_DATA_
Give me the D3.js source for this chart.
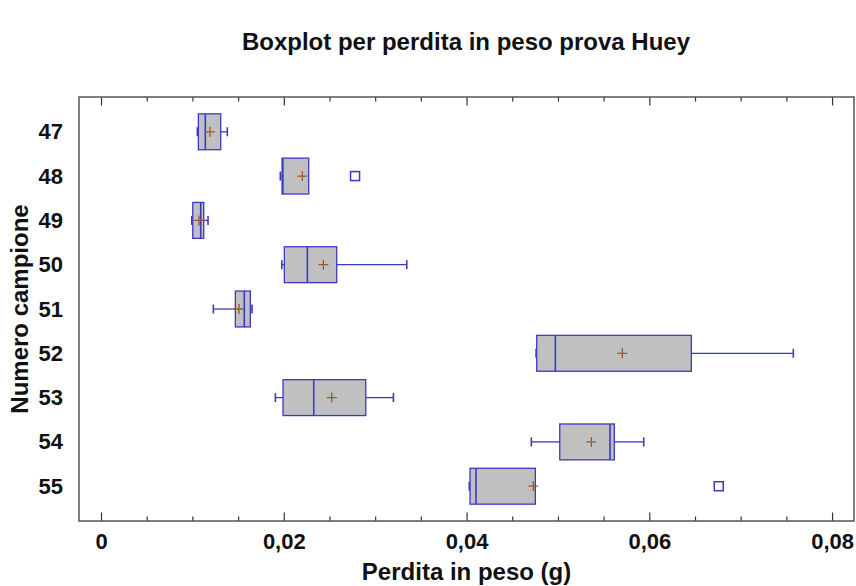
<!DOCTYPE html>
<html>
<head>
<meta charset="utf-8">
<script src="https://cdn.jsdelivr.net/npm/d3@7"></script>
<style>
	body { margin: 0; background: #fff; }
	text { font-family: Arial, "Liberation Sans", sans-serif; font-weight: bold; fill: #111; }
</style>
</head>
<body>
<div id="chart-area"></div>
<script>

// data
var campioni = ["47", "48", "49", "50", "51", "52", "53", "54", "55"];
var minimo   = [0.01054, 0.01962, 0.00993, 0.01978, 0.01229, 0.04761, 0.01908, 0.04709, 0.04030];
var q1       = [0.01065, 0.01981, 0.01004, 0.02006, 0.01470, 0.04768, 0.01992, 0.05020, 0.04038];
var mediana  = [0.01141, 0.01990, 0.01091, 0.02258, 0.01568, 0.04972, 0.02328, 0.05570, 0.04104];
var media    = [0.01193, 0.02203, 0.01072, 0.02433, 0.01510, 0.05705, 0.02525, 0.05366, 0.04731];
var q3       = [0.01310, 0.02273, 0.01124, 0.02579, 0.01634, 0.06460, 0.02897, 0.05617, 0.04753];
var massimo  = [0.01382, 0.02273, 0.01171, 0.03346, 0.01653, 0.07576, 0.03200, 0.05939, 0.04753];
var anomali  = [[], [0.0278], [], [], [], [], [], [], [0.0676]];
var xTicks   = [0, 0.02, 0.04, 0.06, 0.08];

const widthinput = 856;
const heightinput = 586;

var margin = { top: 97, right: 2, bottom: 65, left: 79 };
var width = widthinput - margin.left - margin.right,
	height = heightinput - margin.top - margin.bottom;

var svg = d3.select("#chart-area")
		.append("svg")
			.attr("width", widthinput)
			.attr("height", heightinput);

var g = svg.append("g")
		.attr("transform", "translate(" + margin.left + ", " + margin.top + ")");

var data = campioni.map(function(c, i) {
	return { c: c, min: minimo[i], q1: q1[i], med: mediana[i], mean: media[i], q3: q3[i], max: massimo[i], out: anomali[i] };
});

var it = d3.formatLocale({ decimal: ",", thousands: ".", grouping: [3], currency: ["", "€"] });

// x-scale
var x = d3.scaleLinear()
		.domain([-0.00241, 0.0824])
		.range([0, width]);

// y-scale
var y = d3.scalePoint()
		.domain(campioni)
		.range([0, height])
		.padding(0.785);

var boxH = y.step() * 0.81;
var cap = 9;

// title
svg.append("text")
	.attr("x", 466)
	.attr("y", 50)
	.attr("text-anchor", "middle")
	.style("font-size", "24px")
	.text("Boxplot per perdita in peso prova Huey");

// x-label
g.append("text")
	.attr("x", x(0.04))
	.attr("y", height + 59)
	.attr("text-anchor", "middle")
	.style("font-size", "24px")
	.text("Perdita in peso (g)");

// y-label
g.append("text")
	.attr("x", -height / 2)
	.attr("y", -51)
	.attr("text-anchor", "middle")
	.attr("transform", "rotate(-90)")
	.style("font-size", "24px")
	.text("Numero campione");

// minor ticks
var minor = d3.range(0, 0.0801, 0.005).filter(function(v) {
	return xTicks.every(function(t) { return Math.abs(t - v) > 1e-9; });
});

g.append("g")
	.attr("class", "minor")
	.attr("transform", "translate(0, " + height + ")")
	.call(d3.axisBottom(x).tickValues(minor).tickSize(-4.5).tickFormat(""));
g.append("g")
	.attr("class", "minor")
	.call(d3.axisTop(x).tickValues(minor).tickSize(-4.5).tickFormat(""));

// x-axis
g.append("g")
	.attr("class", "xaxis")
	.attr("transform", "translate(0, " + height + ")")
	.call(d3.axisBottom(x).tickValues(xTicks).tickSize(-8.5).tickPadding(12)
		.tickFormat(function(d) { return it.format(".2~f")(d); }));
g.append("g")
	.attr("class", "xaxis")
	.call(d3.axisTop(x).tickValues(xTicks).tickSize(-8.5).tickFormat(""));

// y-axis
g.append("g")
	.attr("class", "yaxis")
	.call(d3.axisLeft(y).tickSize(0).tickPadding(16));

g.selectAll(".domain").remove();
g.selectAll(".tick line").attr("stroke", "#333").attr("stroke-width", 1.2);
g.selectAll(".xaxis text, .yaxis text")
	.style("font-size", "22px")
	.attr("fill", "#111");

// frame
g.append("rect")
	.attr("width", width)
	.attr("height", height)
	.attr("fill", "none")
	.attr("stroke", "#555")
	.attr("stroke-width", 1.5);

var blue = "#3a3ac4";

var boxes = g.selectAll(".box")
		.data(data)
		.enter()
		.append("g")
			.attr("class", "box")
			.attr("transform", function(d) { return "translate(0, " + y(d.c) + ")"; });

// whiskers
boxes.filter(function(d) { return d.min < d.q1; })
	.append("line")
		.attr("x1", function(d) { return x(d.min); })
		.attr("x2", function(d) { return x(d.q1); })
		.attr("stroke", blue).attr("stroke-width", 1.3);
boxes.filter(function(d) { return d.min < d.q1; })
	.append("line")
		.attr("x1", function(d) { return x(d.min); })
		.attr("x2", function(d) { return x(d.min); })
		.attr("y1", -cap / 2).attr("y2", cap / 2)
		.attr("stroke", blue).attr("stroke-width", 1.6);
boxes.filter(function(d) { return d.max > d.q3; })
	.append("line")
		.attr("x1", function(d) { return x(d.q3); })
		.attr("x2", function(d) { return x(d.max); })
		.attr("stroke", blue).attr("stroke-width", 1.3);
boxes.filter(function(d) { return d.max > d.q3; })
	.append("line")
		.attr("x1", function(d) { return x(d.max); })
		.attr("x2", function(d) { return x(d.max); })
		.attr("y1", -cap / 2).attr("y2", cap / 2)
		.attr("stroke", blue).attr("stroke-width", 1.6);

// boxes
boxes.append("rect")
	.attr("x", function(d) { return x(d.q1); })
	.attr("y", -boxH / 2)
	.attr("width", function(d) { return x(d.q3) - x(d.q1); })
	.attr("height", boxH)
	.attr("fill", "#c0c0c0")
	.attr("stroke", blue)
	.attr("stroke-width", 1.3);

// median
boxes.append("line")
	.attr("x1", function(d) { return x(d.med); })
	.attr("x2", function(d) { return x(d.med); })
	.attr("y1", -boxH / 2)
	.attr("y2", boxH / 2)
	.attr("stroke", blue)
	.attr("stroke-width", 1.6);

// mean cross
var brown = "#a0562e";
boxes.append("path")
	.attr("d", function(d) {
		var cx = x(d.mean);
		return "M" + (cx - 5) + ",0H" + (cx + 5) + "M" + cx + ",-5V5";
	})
	.attr("stroke", brown)
	.attr("stroke-width", 1.3)
	.attr("fill", "none");

// outliers
boxes.selectAll(".out")
	.data(function(d) { return d.out; })
	.enter()
	.append("rect")
		.attr("class", "out")
		.attr("x", function(v) { return x(v) - 4.5; })
		.attr("y", -4.5)
		.attr("width", 9)
		.attr("height", 9)
		.attr("fill", "#fff")
		.attr("stroke", blue)
		.attr("stroke-width", 1.5);

</script>
</body>
</html>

_TASK GOAL_
Leaving the pictures aside, transcribe the entire listing exactly.

_PROBLEM SOLUTION_
Give me the D3.js source for this chart.
<!DOCTYPE html>
<html>
<head>
<meta charset="utf-8">
<script src="https://cdn.jsdelivr.net/npm/d3@7"></script>
<style>
	body { margin: 0; background: #fff; }
	text { font-family: Arial, "Liberation Sans", sans-serif; font-weight: bold; fill: #111; }
</style>
</head>
<body>
<div id="chart-area"></div>
<script>

// data
var campioni = ["47", "48", "49", "50", "51", "52", "53", "54", "55"];
var minimo   = [0.01054, 0.01962, 0.00993, 0.01978, 0.01229, 0.04761, 0.01908, 0.04709, 0.04030];
var q1       = [0.01065, 0.01981, 0.01004, 0.02006, 0.01470, 0.04768, 0.01992, 0.05020, 0.04038];
var mediana  = [0.01141, 0.01990, 0.01091, 0.02258, 0.01568, 0.04972, 0.02328, 0.05570, 0.04104];
var media    = [0.01193, 0.02203, 0.01072, 0.02433, 0.01510, 0.05705, 0.02525, 0.05366, 0.04731];
var q3       = [0.01310, 0.02273, 0.01124, 0.02579, 0.01634, 0.06460, 0.02897, 0.05617, 0.04753];
var massimo  = [0.01382, 0.02273, 0.01171, 0.03346, 0.01653, 0.07576, 0.03200, 0.05939, 0.04753];
var anomali  = [[], [0.0278], [], [], [], [], [], [], [0.0676]];
var xTicks   = [0, 0.02, 0.04, 0.06, 0.08];

const widthinput = 856;
const heightinput = 586;

var margin = { top: 97, right: 2, bottom: 65, left: 79 };
var width = widthinput - margin.left - margin.right,
	height = heightinput - margin.top - margin.bottom;

var svg = d3.select("#chart-area")
		.append("svg")
			.attr("width", widthinput)
			.attr("height", heightinput);

var g = svg.append("g")
		.attr("transform", "translate(" + margin.left + ", " + margin.top + ")");

var data = campioni.map(function(c, i) {
	return { c: c, min: minimo[i], q1: q1[i], med: mediana[i], mean: media[i], q3: q3[i], max: massimo[i], out: anomali[i] };
});

var it = d3.formatLocale({ decimal: ",", thousands: ".", grouping: [3], currency: ["", "€"] });

// x-scale
var x = d3.scaleLinear()
		.domain([-0.00241, 0.0824])
		.range([0, width]);

// y-scale
var y = d3.scalePoint()
		.domain(campioni)
		.range([0, height])
		.padding(0.785);

var boxH = y.step() * 0.81;
var cap = 9;

// title
svg.append("text")
	.attr("x", 466)
	.attr("y", 50)
	.attr("text-anchor", "middle")
	.style("font-size", "24px")
	.text("Boxplot per perdita in peso prova Huey");

// x-label
g.append("text")
	.attr("x", x(0.04))
	.attr("y", height + 59)
	.attr("text-anchor", "middle")
	.style("font-size", "24px")
	.text("Perdita in peso (g)");

// y-label
g.append("text")
	.attr("x", -height / 2)
	.attr("y", -51)
	.attr("text-anchor", "middle")
	.attr("transform", "rotate(-90)")
	.style("font-size", "24px")
	.text("Numero campione");

// minor ticks
var minor = d3.range(0, 0.0801, 0.005).filter(function(v) {
	return xTicks.every(function(t) { return Math.abs(t - v) > 1e-9; });
});

g.append("g")
	.attr("class", "minor")
	.attr("transform", "translate(0, " + height + ")")
	.call(d3.axisBottom(x).tickValues(minor).tickSize(-4.5).tickFormat(""));
g.append("g")
	.attr("class", "minor")
	.call(d3.axisTop(x).tickValues(minor).tickSize(-4.5).tickFormat(""));

// x-axis
g.append("g")
	.attr("class", "xaxis")
	.attr("transform", "translate(0, " + height + ")")
	.call(d3.axisBottom(x).tickValues(xTicks).tickSize(-8.5).tickPadding(12)
		.tickFormat(function(d) { return it.format(".2~f")(d); }));
g.append("g")
	.attr("class", "xaxis")
	.call(d3.axisTop(x).tickValues(xTicks).tickSize(-8.5).tickFormat(""));

// y-axis
g.append("g")
	.attr("class", "yaxis")
	.call(d3.axisLeft(y).tickSize(0).tickPadding(16));

g.selectAll(".domain").remove();
g.selectAll(".tick line").attr("stroke", "#333").attr("stroke-width", 1.2);
g.selectAll(".xaxis text, .yaxis text")
	.style("font-size", "22px")
	.attr("fill", "#111");

// frame
g.append("rect")
	.attr("width", width)
	.attr("height", height)
	.attr("fill", "none")
	.attr("stroke", "#555")
	.attr("stroke-width", 1.5);

var blue = "#3a3ac4";

var boxes = g.selectAll(".box")
		.data(data)
		.enter()
		.append("g")
			.attr("class", "box")
			.attr("transform", function(d) { return "translate(0, " + y(d.c) + ")"; });

// whiskers
boxes.filter(function(d) { return d.min < d.q1; })
	.append("line")
		.attr("x1", function(d) { return x(d.min); })
		.attr("x2", function(d) { return x(d.q1); })
		.attr("stroke", blue).attr("stroke-width", 1.3);
boxes.filter(function(d) { return d.min < d.q1; })
	.append("line")
		.attr("x1", function(d) { return x(d.min); })
		.attr("x2", function(d) { return x(d.min); })
		.attr("y1", -cap / 2).attr("y2", cap / 2)
		.attr("stroke", blue).attr("stroke-width", 1.6);
boxes.filter(function(d) { return d.max > d.q3; })
	.append("line")
		.attr("x1", function(d) { return x(d.q3); })
		.attr("x2", function(d) { return x(d.max); })
		.attr("stroke", blue).attr("stroke-width", 1.3);
boxes.filter(function(d) { return d.max > d.q3; })
	.append("line")
		.attr("x1", function(d) { return x(d.max); })
		.attr("x2", function(d) { return x(d.max); })
		.attr("y1", -cap / 2).attr("y2", cap / 2)
		.attr("stroke", blue).attr("stroke-width", 1.6);

// boxes
boxes.append("rect")
	.attr("x", function(d) { return x(d.q1); })
	.attr("y", -boxH / 2)
	.attr("width", function(d) { return x(d.q3) - x(d.q1); })
	.attr("height", boxH)
	.attr("fill", "#c0c0c0")
	.attr("stroke", blue)
	.attr("stroke-width", 1.3);

// median
boxes.append("line")
	.attr("x1", function(d) { return x(d.med); })
	.attr("x2", function(d) { return x(d.med); })
	.attr("y1", -boxH / 2)
	.attr("y2", boxH / 2)
	.attr("stroke", blue)
	.attr("stroke-width", 1.6);

// mean cross
var brown = "#a0562e";
boxes.append("path")
	.attr("d", function(d) {
		var cx = x(d.mean);
		return "M" + (cx - 5) + ",0H" + (cx + 5) + "M" + cx + ",-5V5";
	})
	.attr("stroke", brown)
	.attr("stroke-width", 1.3)
	.attr("fill", "none");

// outliers
boxes.selectAll(".out")
	.data(function(d) { return d.out; })
	.enter()
	.append("rect")
		.attr("class", "out")
		.attr("x", function(v) { return x(v) - 4.5; })
		.attr("y", -4.5)
		.attr("width", 9)
		.attr("height", 9)
		.attr("fill", "#fff")
		.attr("stroke", blue)
		.attr("stroke-width", 1.5);

</script>
</body>
</html>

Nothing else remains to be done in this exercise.